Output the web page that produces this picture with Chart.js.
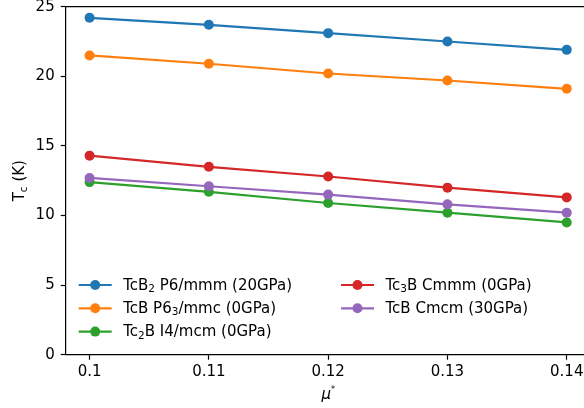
<!DOCTYPE html>
<html>
<head>
<meta charset="utf-8">
<script src="https://cdn.jsdelivr.net/npm/chart.js@4.4.0/dist/chart.umd.min.js"></script>
<style>
  html, body { margin: 0; padding: 0; background: #fff; overflow: hidden; }
  #wrap { width: 584px; height: 408px; overflow: hidden; }
</style>
</head>
<body>
<div id="wrap"><canvas id="chart" width="600" height="408"></canvas></div>
<script>
// data
const muValues = [0.1, 0.11, 0.12, 0.13, 0.14];
const muTickLabels = ["0.1", "0.11", "0.12", "0.13", "0.14"];
const tcTicks = [0, 5, 10, 15, 20, 25];

const seriesNames = [
  "TcB_2 P6/mmm (20GPa)",
  "TcB P6_3/mmc (0GPa)",
  "Tc_2B I4/mcm (0GPa)",
  "Tc_3B Cmmm (0GPa)",
  "TcB Cmcm (30GPa)"
];
const tcB2_P6mmm = [24.2, 23.7, 23.1, 22.5, 21.9];
const tcB_P63mmc = [21.5, 20.9, 20.2, 19.7, 19.1];
const tc2B_I4mcm = [12.4, 11.7, 10.9, 10.2, 9.5];
const tc3B_Cmmm = [14.3, 13.5, 12.8, 12.0, 11.3];
const tcB_Cmcm = [12.7, 12.1, 11.5, 10.8, 10.2];

const seriesValues = [tcB2_P6mmm, tcB_P63mmc, tc2B_I4mcm, tc3B_Cmmm, tcB_Cmcm];
const seriesColors = ["#1f77b4", "#ff7f0e", "#2ca02c", "#d62728", "#9467bd"];

const FONT = "'DejaVu Sans', sans-serif";
const FS = 15;

// "_d" in a label means a subscript digit
function richSegments(text, size) {
  const segs = [];
  text.split(/(_\d)/).forEach(part => {
    if (!part) return;
    if (part[0] === "_") segs.push({ t: part.slice(1), size: size * 0.7, dy: size * 0.22 });
    else segs.push({ t: part, size: size, dy: 0 });
  });
  return segs;
}

function drawSegments(ctx, segs, x, y, align) {
  const fontOf = s => (s.italic ? "italic " : "") + s.size + "px " + FONT;
  let total = 0;
  segs.forEach(s => { ctx.font = fontOf(s); s.w = ctx.measureText(s.t).width; total += s.w; });
  let cx = align === "center" ? x - total / 2 : x;
  ctx.textAlign = "left";
  segs.forEach(s => {
    ctx.font = fontOf(s);
    ctx.fillText(s.t, cx, y + (s.dy || 0));
    cx += s.w;
  });
}

// top spine, legend and axis titles (right spine falls outside the crop)
const decorPlugin = {
  id: "decor",
  afterDraw(chart) {
    const ctx = chart.ctx;
    const a = chart.chartArea;
    ctx.save();
    ctx.strokeStyle = "#000";
    ctx.lineWidth = 1.2;
    ctx.beginPath();
    ctx.moveTo(a.left, a.top);
    ctx.lineTo(a.right, a.top);
    ctx.stroke();

    // legend, column-major, 3 rows
    ctx.textBaseline = "middle";
    chart.data.datasets.forEach((ds, i) => {
      const col = Math.floor(i / 3), row = i % 3;
      const x0 = a.left + 13 + col * 262.3;
      const y = a.bottom - 69.7 + row * 23.3;
      ctx.strokeStyle = ds.borderColor;
      ctx.lineWidth = 2.2;
      ctx.beginPath();
      ctx.moveTo(x0, y);
      ctx.lineTo(x0 + 33, y);
      ctx.stroke();
      ctx.fillStyle = ds.borderColor;
      ctx.beginPath();
      ctx.arc(x0 + 16.5, y, 5, 0, Math.PI * 2);
      ctx.fill();
      ctx.fillStyle = "#000";
      drawSegments(ctx, richSegments(seriesNames[i], FS), x0 + 44.5, y + 1, "left");
    });

    // y title: T_c (K)
    ctx.save();
    ctx.translate(20.5, (a.top + a.bottom) / 2);
    ctx.rotate(-Math.PI / 2);
    drawSegments(ctx, [
      { t: "T", size: FS },
      { t: "c", size: 10.5, dy: 3.3 },
      { t: " (K)", size: FS }
    ], 0, 0, "center");
    ctx.restore();

    // x title: mu*
    drawSegments(ctx, [
      { t: "μ", size: FS, italic: true },
      { t: "*", size: 8, dy: -5 }
    ], (a.left + a.right) / 2, 395, "center");
    ctx.restore();
  }
};

const datasets = seriesValues.map((vals, i) => ({
  label: seriesNames[i],
  data: muValues.map((x, j) => ({ x: x, y: vals[j] })),
  borderColor: seriesColors[i],
  backgroundColor: seriesColors[i],
  pointBackgroundColor: seriesColors[i],
  borderWidth: 2.2,
  pointRadius: 5,
  pointBorderWidth: 0,
  tension: 0,
  order: seriesValues.length - i
}));

const tickFont = { family: FONT, size: FS };

new Chart(document.getElementById("chart"), {
  type: "line",
  data: { datasets: datasets },
  plugins: [decorPlugin],
  options: {
    responsive: false,
    animation: false,
    devicePixelRatio: 1,
    layout: { padding: { top: 6.7, right: 9.4, left: 0, bottom: 0 } },
    plugins: { legend: { display: false }, tooltip: { enabled: false } },
    scales: {
      x: {
        type: "linear",
        min: 0.098,
        max: 0.142,
        afterBuildTicks: s => { s.ticks = muValues.map(v => ({ value: v })); },
        afterFit: s => { s.height = 53.3; s.paddingLeft = 0; s.paddingRight = 0; },
        ticks: {
          color: "#000",
          font: tickFont,
          padding: 3,
          maxRotation: 0,
          autoSkip: false,
          callback: v => muTickLabels[muValues.indexOf(v)]
        },
        grid: { drawOnChartArea: false, drawTicks: true, tickLength: 5, tickWidth: 1.2, tickColor: "#000" },
        border: { display: true, color: "#000", width: 1.2 }
      },
      y: {
        min: 0,
        max: 25,
        afterBuildTicks: s => { s.ticks = tcTicks.map(v => ({ value: v })); },
        afterFit: s => { s.width = 65.7; s.paddingTop = 0; s.paddingBottom = 0; },
        ticks: { color: "#000", font: tickFont, padding: 6 },
        grid: { drawOnChartArea: false, drawTicks: true, tickLength: 5, tickWidth: 1.2, tickColor: "#000" },
        border: { display: true, color: "#000", width: 1.2 }
      }
    }
  }
});
</script>
</body>
</html>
####################
Set down the material exactly, every line of it, except for the pictures.

_Answer to this problem_
Output the web page that produces this picture with Chart.js.
<!DOCTYPE html>
<html>
<head>
<meta charset="utf-8">
<script src="https://cdn.jsdelivr.net/npm/chart.js@4.4.0/dist/chart.umd.min.js"></script>
<style>
  html, body { margin: 0; padding: 0; background: #fff; overflow: hidden; }
  #wrap { width: 584px; height: 408px; overflow: hidden; }
</style>
</head>
<body>
<div id="wrap"><canvas id="chart" width="600" height="408"></canvas></div>
<script>
// data
const muValues = [0.1, 0.11, 0.12, 0.13, 0.14];
const muTickLabels = ["0.1", "0.11", "0.12", "0.13", "0.14"];
const tcTicks = [0, 5, 10, 15, 20, 25];

const seriesNames = [
  "TcB_2 P6/mmm (20GPa)",
  "TcB P6_3/mmc (0GPa)",
  "Tc_2B I4/mcm (0GPa)",
  "Tc_3B Cmmm (0GPa)",
  "TcB Cmcm (30GPa)"
];
const tcB2_P6mmm = [24.2, 23.7, 23.1, 22.5, 21.9];
const tcB_P63mmc = [21.5, 20.9, 20.2, 19.7, 19.1];
const tc2B_I4mcm = [12.4, 11.7, 10.9, 10.2, 9.5];
const tc3B_Cmmm = [14.3, 13.5, 12.8, 12.0, 11.3];
const tcB_Cmcm = [12.7, 12.1, 11.5, 10.8, 10.2];

const seriesValues = [tcB2_P6mmm, tcB_P63mmc, tc2B_I4mcm, tc3B_Cmmm, tcB_Cmcm];
const seriesColors = ["#1f77b4", "#ff7f0e", "#2ca02c", "#d62728", "#9467bd"];

const FONT = "'DejaVu Sans', sans-serif";
const FS = 15;

// "_d" in a label means a subscript digit
function richSegments(text, size) {
  const segs = [];
  text.split(/(_\d)/).forEach(part => {
    if (!part) return;
    if (part[0] === "_") segs.push({ t: part.slice(1), size: size * 0.7, dy: size * 0.22 });
    else segs.push({ t: part, size: size, dy: 0 });
  });
  return segs;
}

function drawSegments(ctx, segs, x, y, align) {
  const fontOf = s => (s.italic ? "italic " : "") + s.size + "px " + FONT;
  let total = 0;
  segs.forEach(s => { ctx.font = fontOf(s); s.w = ctx.measureText(s.t).width; total += s.w; });
  let cx = align === "center" ? x - total / 2 : x;
  ctx.textAlign = "left";
  segs.forEach(s => {
    ctx.font = fontOf(s);
    ctx.fillText(s.t, cx, y + (s.dy || 0));
    cx += s.w;
  });
}

// top spine, legend and axis titles (right spine falls outside the crop)
const decorPlugin = {
  id: "decor",
  afterDraw(chart) {
    const ctx = chart.ctx;
    const a = chart.chartArea;
    ctx.save();
    ctx.strokeStyle = "#000";
    ctx.lineWidth = 1.2;
    ctx.beginPath();
    ctx.moveTo(a.left, a.top);
    ctx.lineTo(a.right, a.top);
    ctx.stroke();

    // legend, column-major, 3 rows
    ctx.textBaseline = "middle";
    chart.data.datasets.forEach((ds, i) => {
      const col = Math.floor(i / 3), row = i % 3;
      const x0 = a.left + 13 + col * 262.3;
      const y = a.bottom - 69.7 + row * 23.3;
      ctx.strokeStyle = ds.borderColor;
      ctx.lineWidth = 2.2;
      ctx.beginPath();
      ctx.moveTo(x0, y);
      ctx.lineTo(x0 + 33, y);
      ctx.stroke();
      ctx.fillStyle = ds.borderColor;
      ctx.beginPath();
      ctx.arc(x0 + 16.5, y, 5, 0, Math.PI * 2);
      ctx.fill();
      ctx.fillStyle = "#000";
      drawSegments(ctx, richSegments(seriesNames[i], FS), x0 + 44.5, y + 1, "left");
    });

    // y title: T_c (K)
    ctx.save();
    ctx.translate(20.5, (a.top + a.bottom) / 2);
    ctx.rotate(-Math.PI / 2);
    drawSegments(ctx, [
      { t: "T", size: FS },
      { t: "c", size: 10.5, dy: 3.3 },
      { t: " (K)", size: FS }
    ], 0, 0, "center");
    ctx.restore();

    // x title: mu*
    drawSegments(ctx, [
      { t: "μ", size: FS, italic: true },
      { t: "*", size: 8, dy: -5 }
    ], (a.left + a.right) / 2, 395, "center");
    ctx.restore();
  }
};

const datasets = seriesValues.map((vals, i) => ({
  label: seriesNames[i],
  data: muValues.map((x, j) => ({ x: x, y: vals[j] })),
  borderColor: seriesColors[i],
  backgroundColor: seriesColors[i],
  pointBackgroundColor: seriesColors[i],
  borderWidth: 2.2,
  pointRadius: 5,
  pointBorderWidth: 0,
  tension: 0,
  order: seriesValues.length - i
}));

const tickFont = { family: FONT, size: FS };

new Chart(document.getElementById("chart"), {
  type: "line",
  data: { datasets: datasets },
  plugins: [decorPlugin],
  options: {
    responsive: false,
    animation: false,
    devicePixelRatio: 1,
    layout: { padding: { top: 6.7, right: 9.4, left: 0, bottom: 0 } },
    plugins: { legend: { display: false }, tooltip: { enabled: false } },
    scales: {
      x: {
        type: "linear",
        min: 0.098,
        max: 0.142,
        afterBuildTicks: s => { s.ticks = muValues.map(v => ({ value: v })); },
        afterFit: s => { s.height = 53.3; s.paddingLeft = 0; s.paddingRight = 0; },
        ticks: {
          color: "#000",
          font: tickFont,
          padding: 3,
          maxRotation: 0,
          autoSkip: false,
          callback: v => muTickLabels[muValues.indexOf(v)]
        },
        grid: { drawOnChartArea: false, drawTicks: true, tickLength: 5, tickWidth: 1.2, tickColor: "#000" },
        border: { display: true, color: "#000", width: 1.2 }
      },
      y: {
        min: 0,
        max: 25,
        afterBuildTicks: s => { s.ticks = tcTicks.map(v => ({ value: v })); },
        afterFit: s => { s.width = 65.7; s.paddingTop = 0; s.paddingBottom = 0; },
        ticks: { color: "#000", font: tickFont, padding: 6 },
        grid: { drawOnChartArea: false, drawTicks: true, tickLength: 5, tickWidth: 1.2, tickColor: "#000" },
        border: { display: true, color: "#000", width: 1.2 }
      }
    }
  }
});
</script>
</body>
</html>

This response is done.